Infants that are securely attached, then, expect their figures of attachment to be readily available and are quickly and easily comforted if upset. Conversely, those infants that are not securely attached do not share this level of expectation. Among adults, secure attachments provide a base for caregiving and compassion (Mikulincer & Shaver, 2005).
What then causes individuals to describe his or her reality in terms of noncommensurate physical qualities like cleanliness, verticality, weight or temperature? Landau et al. (2010) have provided a convincing argument that these kinds of sociocognitive metaphors are reflective of general basic processes that allow individuals to make the world make sense. However, when looking from the contextual framework of grounded cognition, the psychological importance of sociocognitive metaphors exceeds mental representation and even language. There are some sociocognitive metaphors that seem to provide greater universality that finds its foundation in bodily constraints and schemas that are relational, rooted in historic brain structures.
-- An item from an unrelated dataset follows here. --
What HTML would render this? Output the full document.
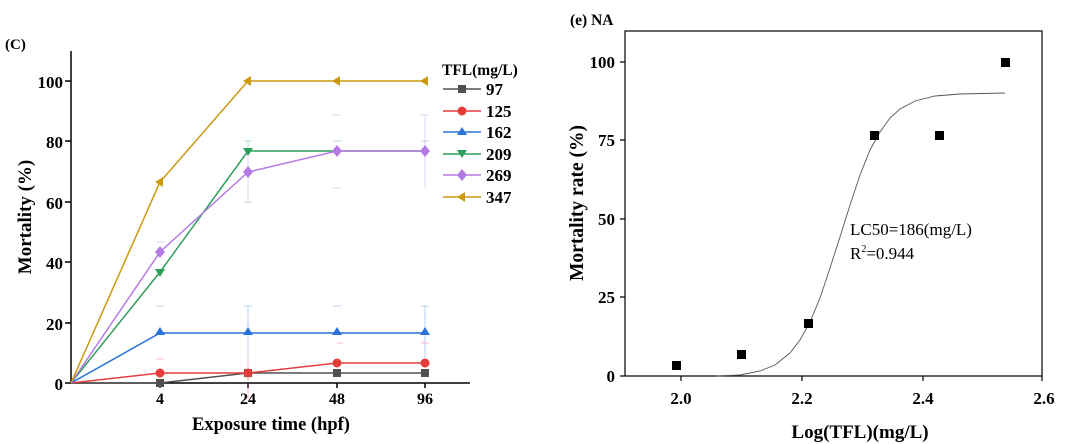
<!DOCTYPE html>
<html><head><meta charset="utf-8"><style>
body{margin:0;background:#fff}
svg{display:block}
text{font-family:"Liberation Serif",serif}
.b{font-weight:bold}
</style></head><body>
<svg width="1080" height="444" viewBox="0 0 1080 444" xmlns="http://www.w3.org/2000/svg">
<!-- Left chart -->
<text x="5" y="49" class="b" font-size="15">(C)</text>
<g stroke="#000" stroke-width="1.5" fill="none">
<path d="M71,51 V383 H470"/>
<path d="M71,81 h-6 M71,141 h-6 M71,202 h-6 M71,262 h-6 M71,323 h-6 M71,383 h-6"/>
<path d="M160,383 v5 M248,383 v5 M337,383 v5 M425,383 v5"/>
</g>
<g font-size="17" class="b" text-anchor="end">
<text x="63" y="88">100</text><text x="63" y="148">80</text><text x="63" y="209">60</text>
<text x="63" y="269">40</text><text x="63" y="330">20</text><text x="63" y="390">0</text>
</g>
<g font-size="16" class="b" text-anchor="middle">
<text x="160" y="404">4</text><text x="248" y="404">24</text><text x="337" y="404">48</text><text x="425" y="404">96</text>
</g>
<text x="271" y="430" font-size="18.5" class="b" text-anchor="middle">Exposure time (hpf)</text>
<text transform="translate(31,217) rotate(-90)" font-size="19" class="b" text-anchor="middle">Mortality (%)</text>
<!-- error bars -->
<g stroke-width="1" opacity="0.35">
<path stroke="#3a7fd8" d="M248,306 V358 M425,306 V358 M244,306h8M421,306h8M156,306h8M333,306h8"/>
<path stroke="#e04040" d="M337,343h6M421,343h8M248,358V398 M156,359h8"/>
<path stroke="#b070e0" d="M248,141V202 M425,115V188 M244,202h8M421,115h8M333,115h8M333,188h8M156,242h8"/>
<path stroke="#30a060" d="M248,141V151 M244,141h8M333,141h8M421,141h8"/>
</g>
<g fill="none" stroke-width="1.5">
<polyline stroke="#505050" points="71,383 160,383 248,373 337,373 425,373"/>
<polyline stroke="#e53c3c" points="71,383 160,373 248,373 337,363 425,363"/>
<polyline stroke="#2a73d9" points="71,383 160,333 248,333 337,333 425,333"/>
<polyline stroke="#2e9e5b" points="71,383 160,272 248,151 337,151 425,151"/>
<polyline stroke="#b57ae3" points="71,383 160,252 248,172 337,151 425,151"/>
<polyline stroke="#cc9a10" points="71,383 160,182 248,81 337,81 425,81"/>
</g>
<g fill="#505050"><rect x="156" y="379" width="8" height="8"/><rect x="244" y="369" width="8" height="8"/><rect x="333" y="369" width="8" height="8"/><rect x="421" y="369" width="8" height="8"/></g>
<g fill="#e53c3c"><circle cx="160" cy="373" r="4.5"/><circle cx="248" cy="373" r="4.5"/><circle cx="337" cy="363" r="4.5"/><circle cx="425" cy="363" r="4.5"/></g>
<g fill="#2a73d9"><path d="M160,327l5,8h-10z M248,327l5,8h-10z M337,327l5,8h-10z M425,327l5,8h-10z"/></g>
<g fill="#2e9e5b"><path d="M160,277l5,-8h-10z"/><path d="M248,156l5,-8h-10z"/></g>
<g fill="#b57ae3"><path d="M160,246l5,6-5,6-5-6z M248,166l5,6-5,6-5-6z M337,145l5,6-5,6-5-6z M425,145l5,6-5,6-5-6z"/></g>
<g fill="#cc9a10"><path d="M155,182l8,-5v10z M243,81l8,-5v10z M332,81l8,-5v10z M420,81l8,-5v10z"/></g>
<!-- legend -->
<text x="442" y="75" font-size="15.5" class="b">TFL(mg/L)</text>
<g stroke-width="1.5">
<line x1="443" y1="89" x2="481" y2="89" stroke="#505050"/><rect x="458" y="85" width="8" height="8" fill="#505050"/>
<line x1="443" y1="111" x2="481" y2="111" stroke="#e53c3c"/><circle cx="462" cy="111" r="4.5" fill="#e53c3c"/>
<line x1="443" y1="132" x2="481" y2="132" stroke="#2a73d9"/><path d="M462,127l5,8h-10z" fill="#2a73d9"/>
<line x1="443" y1="154" x2="481" y2="154" stroke="#2e9e5b"/><path d="M462,158l5,-8h-10z" fill="#2e9e5b"/>
<line x1="443" y1="175" x2="481" y2="175" stroke="#b57ae3"/><path d="M462,169l5,6-5,6-5-6z" fill="#b57ae3"/>
<line x1="443" y1="197" x2="481" y2="197" stroke="#cc9a10"/><path d="M457,197l8,-5v10z" fill="#cc9a10"/>
</g>
<g font-size="17" class="b">
<text x="486" y="95">97</text><text x="486" y="117">125</text><text x="486" y="138">162</text>
<text x="486" y="160">209</text><text x="486" y="181">269</text><text x="486" y="203">347</text>
</g>
<!-- Right chart -->
<text x="570" y="25" font-size="15.5" class="b">(e) NA</text>
<rect x="625" y="31" width="417" height="345" fill="none" stroke="#000" stroke-width="1.2"/>
<g stroke="#000" stroke-width="1.2">
<path d="M625,62h-5 M625,140h-5 M625,219h-5 M625,297h-5 M625,376h-5"/>
<path d="M681,376v5 M802,376v5 M923,376v5 M1042,376v5"/>
</g>
<g font-size="17" class="b" text-anchor="end">
<text x="615" y="68">100</text><text x="615" y="146">75</text><text x="615" y="225">50</text>
<text x="615" y="303">25</text><text x="615" y="382">0</text>
</g>
<g font-size="17" class="b" text-anchor="middle">
<text x="681" y="404">2.0</text><text x="802" y="404">2.2</text><text x="923" y="404">2.4</text><text x="1044" y="404">2.6</text>
</g>
<text x="860" y="438" font-size="19" class="b" text-anchor="middle">Log(TFL)(mg/L)</text>
<text transform="translate(583,203) rotate(-90)" font-size="19.5" class="b" text-anchor="middle">Mortality rate (%)</text>
<path fill="none" stroke="#555" stroke-width="0.9" d="M717,376 L740,375 L760,371 L775,365 L790,353 L800,340 L810,322 L820,298 L830,268 L840,237 L850,205 L860,175 L870,150 L880,132 L890,118 L900,109 L915,101 L935,96 L960,94 L1005,93"/>
<g fill="#000">
<rect x="672" y="361" width="9" height="9"/><rect x="737" y="350" width="9" height="9"/>
<rect x="804" y="319" width="9" height="9"/><rect x="870" y="131" width="9" height="9"/>
<rect x="935" y="131" width="9" height="9"/><rect x="1001" y="58" width="9" height="9"/>
</g>
<text x="850" y="235" font-size="17">LC50=186(mg/L)</text>
<text x="850" y="259" font-size="17">R<tspan font-size="10" dy="-7">2</tspan><tspan dy="7">=0.944</tspan></text>
</svg>
</body></html>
While other sociocognitive metaphors are different across cultures but somehow emerge from very specific "cultural differences in embodiment" (IJzerman & Koole, 2011).
Thus, grounding sociocognitive metaphors may be increasingly assistive in elucidating motivational significance. The majority of the most frequently used sociocognitive metaphors that people are passionate and care deeply about such as morality, self, power and love. From a grounded cognition perspective, this is not coincidental. Sociocognitive metaphors, therefore, do not exist simply for the sake of mental representation alone. They exist for action as well. What makes metaphors meaningful may be directly correlated and linked to what motivates an individual. Being psychological and physically close to other individuals may be especially important in times when individuals think about the self as powerful and may be especially important as individuals prepare to use physical force (Schubert & Koole, 2009). As such, a grounded cognition perspective may offer a plausible explanation for the enduring psychological appeal of sociocognitive metaphors (IJzerman & Koole, 2011).